## Begin COLLECTED MATERIAL
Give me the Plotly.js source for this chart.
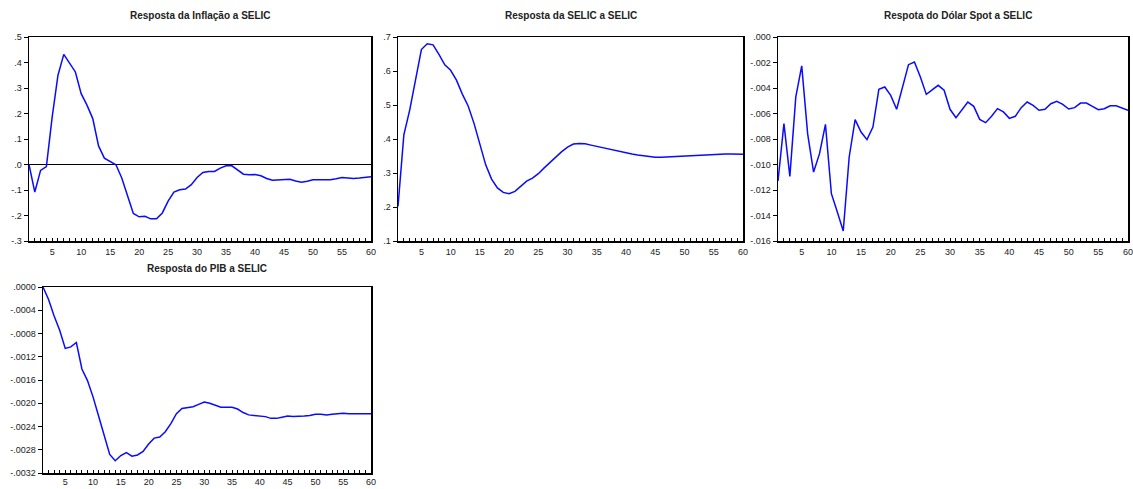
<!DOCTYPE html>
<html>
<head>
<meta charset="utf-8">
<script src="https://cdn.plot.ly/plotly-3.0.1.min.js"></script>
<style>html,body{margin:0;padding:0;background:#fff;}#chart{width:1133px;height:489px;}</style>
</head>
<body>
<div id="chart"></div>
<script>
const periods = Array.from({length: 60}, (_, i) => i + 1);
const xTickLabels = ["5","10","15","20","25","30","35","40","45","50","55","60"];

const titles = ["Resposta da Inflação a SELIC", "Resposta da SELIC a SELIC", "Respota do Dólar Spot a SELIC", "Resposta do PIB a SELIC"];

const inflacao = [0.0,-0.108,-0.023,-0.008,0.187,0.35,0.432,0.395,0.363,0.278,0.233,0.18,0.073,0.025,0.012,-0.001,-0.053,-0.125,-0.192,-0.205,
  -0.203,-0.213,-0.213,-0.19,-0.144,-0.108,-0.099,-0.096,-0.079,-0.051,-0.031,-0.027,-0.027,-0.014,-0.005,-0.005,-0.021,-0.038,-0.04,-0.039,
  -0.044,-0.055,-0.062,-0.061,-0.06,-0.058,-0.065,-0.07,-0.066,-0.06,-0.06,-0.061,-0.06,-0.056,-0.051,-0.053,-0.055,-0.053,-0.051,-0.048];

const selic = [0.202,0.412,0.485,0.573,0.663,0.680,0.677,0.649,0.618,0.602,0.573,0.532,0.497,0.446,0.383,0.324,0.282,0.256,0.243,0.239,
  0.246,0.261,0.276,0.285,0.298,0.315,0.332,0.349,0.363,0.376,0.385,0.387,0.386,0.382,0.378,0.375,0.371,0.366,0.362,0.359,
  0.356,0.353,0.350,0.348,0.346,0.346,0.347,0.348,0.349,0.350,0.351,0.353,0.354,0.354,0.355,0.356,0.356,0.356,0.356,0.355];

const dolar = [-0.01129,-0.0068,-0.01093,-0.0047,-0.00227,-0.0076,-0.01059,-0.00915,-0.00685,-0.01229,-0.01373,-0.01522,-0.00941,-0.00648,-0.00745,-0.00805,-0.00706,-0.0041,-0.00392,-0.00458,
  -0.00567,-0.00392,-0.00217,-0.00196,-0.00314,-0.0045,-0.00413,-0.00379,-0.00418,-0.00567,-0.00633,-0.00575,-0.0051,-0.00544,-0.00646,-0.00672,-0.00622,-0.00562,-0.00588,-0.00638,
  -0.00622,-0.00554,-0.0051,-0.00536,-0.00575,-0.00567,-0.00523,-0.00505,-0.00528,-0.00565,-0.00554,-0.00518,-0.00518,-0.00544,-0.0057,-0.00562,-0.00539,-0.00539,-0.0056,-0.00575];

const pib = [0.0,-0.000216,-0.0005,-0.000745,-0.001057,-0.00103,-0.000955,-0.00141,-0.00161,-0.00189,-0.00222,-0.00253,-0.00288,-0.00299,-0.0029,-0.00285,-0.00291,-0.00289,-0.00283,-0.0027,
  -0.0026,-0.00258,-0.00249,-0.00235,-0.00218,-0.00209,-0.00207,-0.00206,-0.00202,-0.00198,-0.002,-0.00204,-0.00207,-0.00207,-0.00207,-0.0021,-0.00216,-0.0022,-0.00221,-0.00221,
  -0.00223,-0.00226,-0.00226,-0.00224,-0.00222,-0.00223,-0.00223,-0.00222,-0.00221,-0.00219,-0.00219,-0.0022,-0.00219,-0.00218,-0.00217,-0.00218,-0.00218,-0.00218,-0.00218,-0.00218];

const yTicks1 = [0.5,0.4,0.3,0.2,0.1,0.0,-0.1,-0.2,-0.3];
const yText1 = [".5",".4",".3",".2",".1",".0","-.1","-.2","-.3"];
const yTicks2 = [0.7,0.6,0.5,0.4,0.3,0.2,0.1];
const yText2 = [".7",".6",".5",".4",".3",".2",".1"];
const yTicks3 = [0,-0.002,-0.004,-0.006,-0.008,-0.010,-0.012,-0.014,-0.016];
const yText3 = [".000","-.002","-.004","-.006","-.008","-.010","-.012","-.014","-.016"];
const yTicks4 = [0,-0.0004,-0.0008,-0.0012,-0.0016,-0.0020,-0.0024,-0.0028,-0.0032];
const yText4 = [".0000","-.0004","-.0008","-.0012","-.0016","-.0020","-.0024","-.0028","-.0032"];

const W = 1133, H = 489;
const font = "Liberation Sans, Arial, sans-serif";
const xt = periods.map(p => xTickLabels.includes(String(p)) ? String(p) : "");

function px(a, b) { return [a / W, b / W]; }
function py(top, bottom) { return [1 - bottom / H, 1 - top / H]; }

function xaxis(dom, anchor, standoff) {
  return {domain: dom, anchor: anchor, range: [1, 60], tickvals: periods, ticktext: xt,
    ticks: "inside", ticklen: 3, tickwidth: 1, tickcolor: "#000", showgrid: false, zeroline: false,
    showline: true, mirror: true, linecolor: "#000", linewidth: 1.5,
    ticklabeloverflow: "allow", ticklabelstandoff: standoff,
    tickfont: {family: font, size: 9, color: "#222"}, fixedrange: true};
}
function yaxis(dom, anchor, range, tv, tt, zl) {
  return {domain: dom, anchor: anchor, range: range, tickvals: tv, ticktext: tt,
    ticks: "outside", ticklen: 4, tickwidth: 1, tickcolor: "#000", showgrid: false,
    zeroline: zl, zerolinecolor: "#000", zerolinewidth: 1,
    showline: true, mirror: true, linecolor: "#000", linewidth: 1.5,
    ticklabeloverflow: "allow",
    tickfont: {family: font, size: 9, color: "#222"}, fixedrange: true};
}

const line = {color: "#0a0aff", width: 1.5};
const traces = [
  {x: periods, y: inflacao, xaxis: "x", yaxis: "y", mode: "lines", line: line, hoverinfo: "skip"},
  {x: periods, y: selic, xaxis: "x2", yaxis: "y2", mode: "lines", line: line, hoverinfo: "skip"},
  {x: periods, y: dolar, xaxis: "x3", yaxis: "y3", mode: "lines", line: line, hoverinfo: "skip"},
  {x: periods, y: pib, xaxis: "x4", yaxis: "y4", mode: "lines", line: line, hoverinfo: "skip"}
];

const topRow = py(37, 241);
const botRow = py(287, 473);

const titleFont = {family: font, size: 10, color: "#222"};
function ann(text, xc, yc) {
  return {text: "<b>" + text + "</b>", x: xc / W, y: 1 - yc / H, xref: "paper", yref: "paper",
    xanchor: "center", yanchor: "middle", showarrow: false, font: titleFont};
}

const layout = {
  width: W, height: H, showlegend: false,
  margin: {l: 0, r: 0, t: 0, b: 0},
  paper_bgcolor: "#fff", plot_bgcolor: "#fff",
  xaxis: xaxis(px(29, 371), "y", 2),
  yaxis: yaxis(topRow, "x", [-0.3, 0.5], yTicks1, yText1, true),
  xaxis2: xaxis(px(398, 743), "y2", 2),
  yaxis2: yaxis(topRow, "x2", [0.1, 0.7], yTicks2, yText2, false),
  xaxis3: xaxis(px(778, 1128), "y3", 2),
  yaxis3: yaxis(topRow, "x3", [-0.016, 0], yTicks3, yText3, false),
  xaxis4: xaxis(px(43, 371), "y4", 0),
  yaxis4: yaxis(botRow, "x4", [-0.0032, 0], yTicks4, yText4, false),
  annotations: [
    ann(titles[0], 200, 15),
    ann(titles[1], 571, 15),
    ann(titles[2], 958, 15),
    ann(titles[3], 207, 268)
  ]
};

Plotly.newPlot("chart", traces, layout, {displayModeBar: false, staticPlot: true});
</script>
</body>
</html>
## End COLLECTED MATERIAL
AIM OF THE EXERCISE: Leave out the pictures and restate everything else word for word.

ANSWER IN FULL:
Give me the Plotly.js source for this chart.
<!DOCTYPE html>
<html>
<head>
<meta charset="utf-8">
<script src="https://cdn.plot.ly/plotly-3.0.1.min.js"></script>
<style>html,body{margin:0;padding:0;background:#fff;}#chart{width:1133px;height:489px;}</style>
</head>
<body>
<div id="chart"></div>
<script>
const periods = Array.from({length: 60}, (_, i) => i + 1);
const xTickLabels = ["5","10","15","20","25","30","35","40","45","50","55","60"];

const titles = ["Resposta da Inflação a SELIC", "Resposta da SELIC a SELIC", "Respota do Dólar Spot a SELIC", "Resposta do PIB a SELIC"];

const inflacao = [0.0,-0.108,-0.023,-0.008,0.187,0.35,0.432,0.395,0.363,0.278,0.233,0.18,0.073,0.025,0.012,-0.001,-0.053,-0.125,-0.192,-0.205,
  -0.203,-0.213,-0.213,-0.19,-0.144,-0.108,-0.099,-0.096,-0.079,-0.051,-0.031,-0.027,-0.027,-0.014,-0.005,-0.005,-0.021,-0.038,-0.04,-0.039,
  -0.044,-0.055,-0.062,-0.061,-0.06,-0.058,-0.065,-0.07,-0.066,-0.06,-0.06,-0.061,-0.06,-0.056,-0.051,-0.053,-0.055,-0.053,-0.051,-0.048];

const selic = [0.202,0.412,0.485,0.573,0.663,0.680,0.677,0.649,0.618,0.602,0.573,0.532,0.497,0.446,0.383,0.324,0.282,0.256,0.243,0.239,
  0.246,0.261,0.276,0.285,0.298,0.315,0.332,0.349,0.363,0.376,0.385,0.387,0.386,0.382,0.378,0.375,0.371,0.366,0.362,0.359,
  0.356,0.353,0.350,0.348,0.346,0.346,0.347,0.348,0.349,0.350,0.351,0.353,0.354,0.354,0.355,0.356,0.356,0.356,0.356,0.355];

const dolar = [-0.01129,-0.0068,-0.01093,-0.0047,-0.00227,-0.0076,-0.01059,-0.00915,-0.00685,-0.01229,-0.01373,-0.01522,-0.00941,-0.00648,-0.00745,-0.00805,-0.00706,-0.0041,-0.00392,-0.00458,
  -0.00567,-0.00392,-0.00217,-0.00196,-0.00314,-0.0045,-0.00413,-0.00379,-0.00418,-0.00567,-0.00633,-0.00575,-0.0051,-0.00544,-0.00646,-0.00672,-0.00622,-0.00562,-0.00588,-0.00638,
  -0.00622,-0.00554,-0.0051,-0.00536,-0.00575,-0.00567,-0.00523,-0.00505,-0.00528,-0.00565,-0.00554,-0.00518,-0.00518,-0.00544,-0.0057,-0.00562,-0.00539,-0.00539,-0.0056,-0.00575];

const pib = [0.0,-0.000216,-0.0005,-0.000745,-0.001057,-0.00103,-0.000955,-0.00141,-0.00161,-0.00189,-0.00222,-0.00253,-0.00288,-0.00299,-0.0029,-0.00285,-0.00291,-0.00289,-0.00283,-0.0027,
  -0.0026,-0.00258,-0.00249,-0.00235,-0.00218,-0.00209,-0.00207,-0.00206,-0.00202,-0.00198,-0.002,-0.00204,-0.00207,-0.00207,-0.00207,-0.0021,-0.00216,-0.0022,-0.00221,-0.00221,
  -0.00223,-0.00226,-0.00226,-0.00224,-0.00222,-0.00223,-0.00223,-0.00222,-0.00221,-0.00219,-0.00219,-0.0022,-0.00219,-0.00218,-0.00217,-0.00218,-0.00218,-0.00218,-0.00218,-0.00218];

const yTicks1 = [0.5,0.4,0.3,0.2,0.1,0.0,-0.1,-0.2,-0.3];
const yText1 = [".5",".4",".3",".2",".1",".0","-.1","-.2","-.3"];
const yTicks2 = [0.7,0.6,0.5,0.4,0.3,0.2,0.1];
const yText2 = [".7",".6",".5",".4",".3",".2",".1"];
const yTicks3 = [0,-0.002,-0.004,-0.006,-0.008,-0.010,-0.012,-0.014,-0.016];
const yText3 = [".000","-.002","-.004","-.006","-.008","-.010","-.012","-.014","-.016"];
const yTicks4 = [0,-0.0004,-0.0008,-0.0012,-0.0016,-0.0020,-0.0024,-0.0028,-0.0032];
const yText4 = [".0000","-.0004","-.0008","-.0012","-.0016","-.0020","-.0024","-.0028","-.0032"];

const W = 1133, H = 489;
const font = "Liberation Sans, Arial, sans-serif";
const xt = periods.map(p => xTickLabels.includes(String(p)) ? String(p) : "");

function px(a, b) { return [a / W, b / W]; }
function py(top, bottom) { return [1 - bottom / H, 1 - top / H]; }

function xaxis(dom, anchor, standoff) {
  return {domain: dom, anchor: anchor, range: [1, 60], tickvals: periods, ticktext: xt,
    ticks: "inside", ticklen: 3, tickwidth: 1, tickcolor: "#000", showgrid: false, zeroline: false,
    showline: true, mirror: true, linecolor: "#000", linewidth: 1.5,
    ticklabeloverflow: "allow", ticklabelstandoff: standoff,
    tickfont: {family: font, size: 9, color: "#222"}, fixedrange: true};
}
function yaxis(dom, anchor, range, tv, tt, zl) {
  return {domain: dom, anchor: anchor, range: range, tickvals: tv, ticktext: tt,
    ticks: "outside", ticklen: 4, tickwidth: 1, tickcolor: "#000", showgrid: false,
    zeroline: zl, zerolinecolor: "#000", zerolinewidth: 1,
    showline: true, mirror: true, linecolor: "#000", linewidth: 1.5,
    ticklabeloverflow: "allow",
    tickfont: {family: font, size: 9, color: "#222"}, fixedrange: true};
}

const line = {color: "#0a0aff", width: 1.5};
const traces = [
  {x: periods, y: inflacao, xaxis: "x", yaxis: "y", mode: "lines", line: line, hoverinfo: "skip"},
  {x: periods, y: selic, xaxis: "x2", yaxis: "y2", mode: "lines", line: line, hoverinfo: "skip"},
  {x: periods, y: dolar, xaxis: "x3", yaxis: "y3", mode: "lines", line: line, hoverinfo: "skip"},
  {x: periods, y: pib, xaxis: "x4", yaxis: "y4", mode: "lines", line: line, hoverinfo: "skip"}
];

const topRow = py(37, 241);
const botRow = py(287, 473);

const titleFont = {family: font, size: 10, color: "#222"};
function ann(text, xc, yc) {
  return {text: "<b>" + text + "</b>", x: xc / W, y: 1 - yc / H, xref: "paper", yref: "paper",
    xanchor: "center", yanchor: "middle", showarrow: false, font: titleFont};
}

const layout = {
  width: W, height: H, showlegend: false,
  margin: {l: 0, r: 0, t: 0, b: 0},
  paper_bgcolor: "#fff", plot_bgcolor: "#fff",
  xaxis: xaxis(px(29, 371), "y", 2),
  yaxis: yaxis(topRow, "x", [-0.3, 0.5], yTicks1, yText1, true),
  xaxis2: xaxis(px(398, 743), "y2", 2),
  yaxis2: yaxis(topRow, "x2", [0.1, 0.7], yTicks2, yText2, false),
  xaxis3: xaxis(px(778, 1128), "y3", 2),
  yaxis3: yaxis(topRow, "x3", [-0.016, 0], yTicks3, yText3, false),
  xaxis4: xaxis(px(43, 371), "y4", 0),
  yaxis4: yaxis(botRow, "x4", [-0.0032, 0], yTicks4, yText4, false),
  annotations: [
    ann(titles[0], 200, 15),
    ann(titles[1], 571, 15),
    ann(titles[2], 958, 15),
    ann(titles[3], 207, 268)
  ]
};

Plotly.newPlot("chart", traces, layout, {displayModeBar: false, staticPlot: true});
</script>
</body>
</html>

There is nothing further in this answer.